◆ Source data:

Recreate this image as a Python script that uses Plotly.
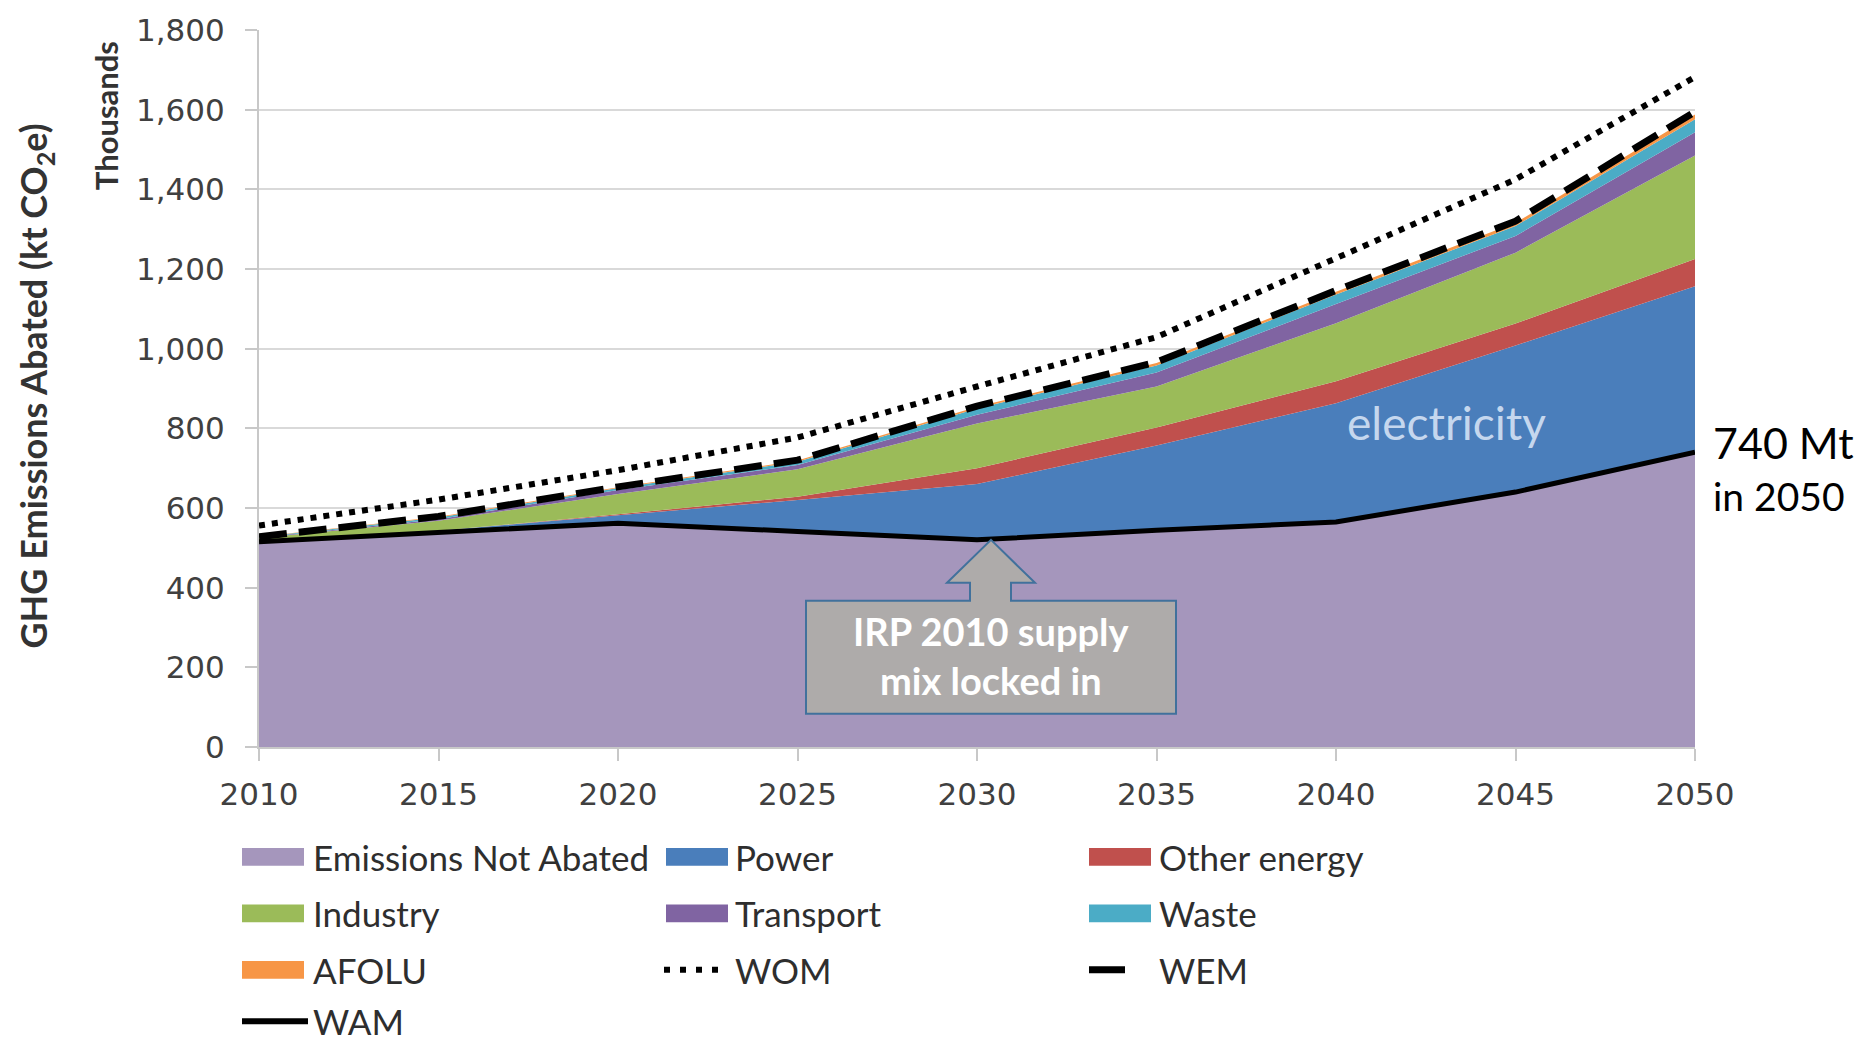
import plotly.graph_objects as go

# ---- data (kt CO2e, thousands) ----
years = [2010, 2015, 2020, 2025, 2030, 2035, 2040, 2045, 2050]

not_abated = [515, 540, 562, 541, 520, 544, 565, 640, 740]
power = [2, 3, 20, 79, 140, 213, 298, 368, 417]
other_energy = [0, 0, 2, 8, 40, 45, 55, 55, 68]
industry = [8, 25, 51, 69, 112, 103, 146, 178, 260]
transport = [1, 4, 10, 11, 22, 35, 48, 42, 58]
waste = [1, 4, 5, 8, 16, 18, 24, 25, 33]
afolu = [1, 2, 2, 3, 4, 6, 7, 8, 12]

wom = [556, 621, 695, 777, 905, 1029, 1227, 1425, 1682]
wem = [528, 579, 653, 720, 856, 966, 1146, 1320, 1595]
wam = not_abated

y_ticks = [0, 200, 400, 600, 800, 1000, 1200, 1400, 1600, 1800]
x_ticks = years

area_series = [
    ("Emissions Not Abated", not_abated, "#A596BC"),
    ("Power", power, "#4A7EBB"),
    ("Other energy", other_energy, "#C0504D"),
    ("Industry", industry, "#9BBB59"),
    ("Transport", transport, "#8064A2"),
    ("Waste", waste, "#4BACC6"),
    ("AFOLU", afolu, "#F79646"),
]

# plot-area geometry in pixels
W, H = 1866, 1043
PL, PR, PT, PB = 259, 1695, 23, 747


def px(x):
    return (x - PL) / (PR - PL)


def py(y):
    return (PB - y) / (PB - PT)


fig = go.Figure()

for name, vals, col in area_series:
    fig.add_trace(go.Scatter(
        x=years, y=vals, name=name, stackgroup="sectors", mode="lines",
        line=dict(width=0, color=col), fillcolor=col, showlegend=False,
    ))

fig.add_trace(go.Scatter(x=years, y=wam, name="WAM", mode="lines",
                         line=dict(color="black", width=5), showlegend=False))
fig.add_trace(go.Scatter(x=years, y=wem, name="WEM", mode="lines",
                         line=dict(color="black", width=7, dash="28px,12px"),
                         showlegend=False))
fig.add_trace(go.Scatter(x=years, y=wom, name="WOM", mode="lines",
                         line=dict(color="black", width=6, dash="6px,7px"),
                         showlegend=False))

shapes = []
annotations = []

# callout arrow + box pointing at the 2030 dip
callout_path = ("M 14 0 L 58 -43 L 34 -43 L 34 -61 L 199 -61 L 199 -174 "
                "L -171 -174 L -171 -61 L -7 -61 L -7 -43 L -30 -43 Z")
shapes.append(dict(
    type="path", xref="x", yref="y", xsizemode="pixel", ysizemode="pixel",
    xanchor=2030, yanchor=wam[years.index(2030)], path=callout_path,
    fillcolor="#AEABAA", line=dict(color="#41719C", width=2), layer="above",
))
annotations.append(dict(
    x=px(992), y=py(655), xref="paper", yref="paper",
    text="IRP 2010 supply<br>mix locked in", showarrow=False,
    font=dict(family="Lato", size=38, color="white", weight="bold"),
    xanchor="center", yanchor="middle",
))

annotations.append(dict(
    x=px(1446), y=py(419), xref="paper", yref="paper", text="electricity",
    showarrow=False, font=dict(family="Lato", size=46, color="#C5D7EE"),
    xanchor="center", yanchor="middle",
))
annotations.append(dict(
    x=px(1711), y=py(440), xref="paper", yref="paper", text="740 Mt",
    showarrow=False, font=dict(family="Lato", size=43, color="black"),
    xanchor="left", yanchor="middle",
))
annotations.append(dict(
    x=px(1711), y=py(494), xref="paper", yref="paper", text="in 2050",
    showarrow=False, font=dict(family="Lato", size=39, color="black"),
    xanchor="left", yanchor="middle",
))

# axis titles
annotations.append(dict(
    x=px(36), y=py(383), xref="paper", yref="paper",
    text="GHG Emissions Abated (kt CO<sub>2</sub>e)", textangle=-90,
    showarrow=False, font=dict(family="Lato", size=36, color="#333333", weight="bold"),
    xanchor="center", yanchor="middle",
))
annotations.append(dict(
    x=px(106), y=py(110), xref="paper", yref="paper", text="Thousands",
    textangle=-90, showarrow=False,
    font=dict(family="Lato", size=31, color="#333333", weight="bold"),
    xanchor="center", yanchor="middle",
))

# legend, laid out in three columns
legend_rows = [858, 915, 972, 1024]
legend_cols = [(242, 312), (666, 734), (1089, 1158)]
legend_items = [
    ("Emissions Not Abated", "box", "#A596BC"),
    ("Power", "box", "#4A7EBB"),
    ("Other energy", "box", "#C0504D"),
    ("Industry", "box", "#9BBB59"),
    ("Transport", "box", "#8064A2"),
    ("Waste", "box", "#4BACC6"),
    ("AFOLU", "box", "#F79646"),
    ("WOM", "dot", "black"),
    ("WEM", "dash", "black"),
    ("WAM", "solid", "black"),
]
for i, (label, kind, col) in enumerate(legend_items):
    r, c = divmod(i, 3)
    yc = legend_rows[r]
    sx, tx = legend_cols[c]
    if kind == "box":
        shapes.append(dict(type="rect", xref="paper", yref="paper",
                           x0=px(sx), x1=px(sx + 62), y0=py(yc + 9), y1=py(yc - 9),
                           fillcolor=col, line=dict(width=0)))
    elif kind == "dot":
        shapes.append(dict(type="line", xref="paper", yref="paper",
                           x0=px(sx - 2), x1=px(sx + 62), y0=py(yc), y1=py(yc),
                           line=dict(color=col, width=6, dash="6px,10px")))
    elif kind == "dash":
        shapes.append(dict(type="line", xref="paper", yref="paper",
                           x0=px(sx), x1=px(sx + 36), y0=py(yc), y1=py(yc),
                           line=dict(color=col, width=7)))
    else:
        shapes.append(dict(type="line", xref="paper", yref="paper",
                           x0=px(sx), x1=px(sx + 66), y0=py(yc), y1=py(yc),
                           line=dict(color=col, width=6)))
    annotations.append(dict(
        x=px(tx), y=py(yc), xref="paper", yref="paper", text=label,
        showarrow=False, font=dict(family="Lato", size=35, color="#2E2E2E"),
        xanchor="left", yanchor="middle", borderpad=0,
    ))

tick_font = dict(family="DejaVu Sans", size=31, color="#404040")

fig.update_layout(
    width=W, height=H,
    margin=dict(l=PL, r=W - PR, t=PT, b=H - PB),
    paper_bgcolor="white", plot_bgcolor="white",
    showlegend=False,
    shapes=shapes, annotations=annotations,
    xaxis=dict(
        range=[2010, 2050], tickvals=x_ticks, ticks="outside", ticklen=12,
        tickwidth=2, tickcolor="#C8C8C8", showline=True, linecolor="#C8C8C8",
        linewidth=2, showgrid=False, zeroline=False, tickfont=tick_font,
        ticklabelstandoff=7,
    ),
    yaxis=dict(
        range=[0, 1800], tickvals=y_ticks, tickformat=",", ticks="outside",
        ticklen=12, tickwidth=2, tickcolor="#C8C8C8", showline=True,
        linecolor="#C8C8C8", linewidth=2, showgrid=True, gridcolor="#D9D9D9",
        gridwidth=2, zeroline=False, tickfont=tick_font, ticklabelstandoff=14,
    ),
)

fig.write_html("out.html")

◆ Work required:
From the opening line of the listing above through the line bearing "years = [2010, 2015, 2020, 2025, 2030, 2035, 2040, 2045, 2050]", repeat each line exactly. Drop every picture.

◆ Final answer:
Recreate this image as a Python script that uses Plotly.
import plotly.graph_objects as go

# ---- data (kt CO2e, thousands) ----
years = [2010, 2015, 2020, 2025, 2030, 2035, 2040, 2045, 2050]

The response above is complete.